Muy cerca de donde Arcadio Cruz dirigió sus pasos estaba la finca conocida como La Escuadra (por tener un poco la forma de este adminículo escolar), propiedad en proindiviso, entre otros, de la Fundación Caldeiro. La Fundación Caldeiro fue creada por Manuel Caldeiro, un notario de Madrid que murió sin hijos y con bastante pasta. En su testamento, Manuel Caldeiro instituyó una fundación educativa. En 1864, un señor llamado Pedro Barbería había comprado los terrenos de aquella zona, y con los años se quedó una tercera parte y vendió las otras dos terceras partes, indivisas, a Santiago Alcázar y a Manuel Caldeiro. Así pues Caldeiro, cuando falleció a finales de siglo, poseía esos terrenos, y los incorporó a su fundación. Antes de todo eso, Pedro Barbería, entonces total propietario de la finca, había tenido unos conflictos de lindes con sus vecinos; conflictos que eran los que habían impedido extender las cédulas parcelarias cuando se elaboraron las hojas kilométricas que Manuel Bruguera había copiado en el Catastro durante la guerra civil.

Lo que Bruguera no había investigado (entre otras cosas, porque no le convenía), era que esa famosa instrucción de RECTIFICAR que había lanzado toda su estafa, en realidad, se había resuelto en 1896, cuando se aclaró el deslinde de toda la zona y, por eso, en los planos realizados por el Catastro rústico en 1903, La Escuadra estaba ya correctamente delimitada.

De hecho, ésta no era la única prueba fehaciente que existía de que La Escuadra, y todos los metros cuadrados que ocupaba desde que en 1864 la comprara Pedro Barbería, era una finca perfectamente delimitada, con sus dueños totalmente identificados. Al terminar la Guerra Civil, se produjeron serias diferencias de criterio entre los condueños de la finca de la Fundación. Caldeiro, con esa gestión prudencial que siempre tienen las fundaciones, probablemente quería mantener, pero otros querían vender. Para superar todos estos problemas, los propietarios decidieron partir peras, o sea, metros cuadrados. Se le encargó al arquitecto José Yarnoz Larrosa proponer el deslinde, y así lo hizo en 1946; pero el Ayuntamiento de Madrid, presente en la operación y siempre, en toda hora, dispuesto a dar por culo, se negó. Pero ahí quedó la gestión documentada y, por lo tanto, comprobable.
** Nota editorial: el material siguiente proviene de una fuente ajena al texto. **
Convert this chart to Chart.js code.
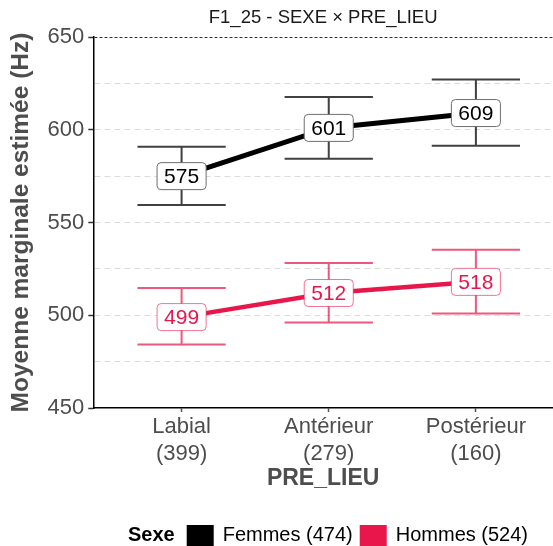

El 25 de noviembre de 1955, finalmente, Salvador Ortega Gómez, entonces presidente de la Fundación Caldeiro, recibió una comunicación del Ayuntamiento de Madrid informándole de que la Comisaría General de Ordenación Urbana del Gallardonato había decidido expropiar la finca para incluirla en el proyecto de lo que entonces llamaba Parque del Este de Madrid. Se le ofrecían por 20.841 metros cuadrados un total de 629.636 pesetas.